* _Set task_:
Print the lines of the listing below verbatim from its first line through the line bearing "from matplotlib.lines import Line2D". Any pictures are to be omitted.

:: Data section ::

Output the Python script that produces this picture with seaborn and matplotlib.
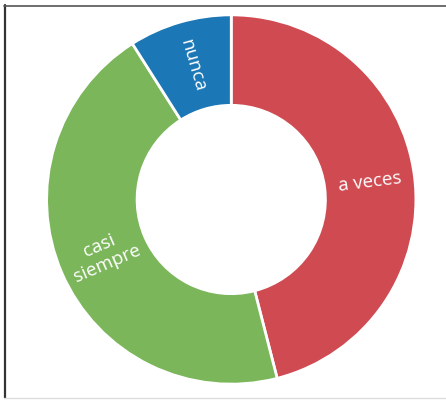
import matplotlib
matplotlib.use("Agg")
import matplotlib.pyplot as plt
import seaborn as sns
import numpy as np
from matplotlib.lines import Line2D

categories = ["a veces", "casi siempre", "nunca"]
label_texts = ["a veces", "casi\nsiempre", "nunca"]
values = [46, 45, 9]
colors = ["#cf4a51", "#7bb65b", "#1b77b5"]

sns.set_theme(style="white")
plt.rcParams['font.family'] = ['Open Sans', 'DejaVu Sans']

fig = plt.figure(figsize=(4.46, 4.00), dpi=100)
fig.patch.set_facecolor("white")
ax = fig.add_axes([0.1045, 0.0395, 0.828, 0.9235])

wedges, _ = ax.pie(values, colors=colors, startangle=90, counterclock=False,
                   radius=1.0,
                   wedgeprops=dict(width=0.49, edgecolor="white", linewidth=2))

r_mid = 1.0 - 0.49 / 2
for w, txt in zip(wedges, label_texts):
    ang = (w.theta1 + w.theta2) / 2.0
    x = r_mid * np.cos(np.deg2rad(ang))
    y = r_mid * np.sin(np.deg2rad(ang))
    rot = ang
    a = ang % 360
    if 90 < a < 270:
        rot = a - 180
    elif a >= 270:
        rot = a - 360
    ax.text(x, y, txt, color="white", fontsize=13.5, ha="center", va="center",
            rotation=rot, rotation_mode="anchor", linespacing=1.05)

ax.set_xlim(-1, 1)
ax.set_ylim(-1, 1)
ax.set_aspect("equal")
ax.axis("off")

# frame lines of the original screenshot
fig.add_artist(Line2D([4.5/446, 4.5/446], [1 - 5/400, 1 - 398/400], color="#333333", lw=1.6, transform=fig.transFigure))
fig.add_artist(Line2D([4/446, 1.0], [1 - 5.5/400, 1 - 5.5/400], color="#555555", lw=1.2, transform=fig.transFigure))
fig.add_artist(Line2D([4/446, 1.0], [1 - 398/400, 1 - 398/400], color="#dddddd", lw=1.0, transform=fig.transFigure))

fig.savefig("out.png", dpi=100, facecolor="white")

:::

* _Correct answer_:
Output the Python script that produces this picture with seaborn and matplotlib.
import matplotlib
matplotlib.use("Agg")
import matplotlib.pyplot as plt
import seaborn as sns
import numpy as np
from matplotlib.lines import Line2D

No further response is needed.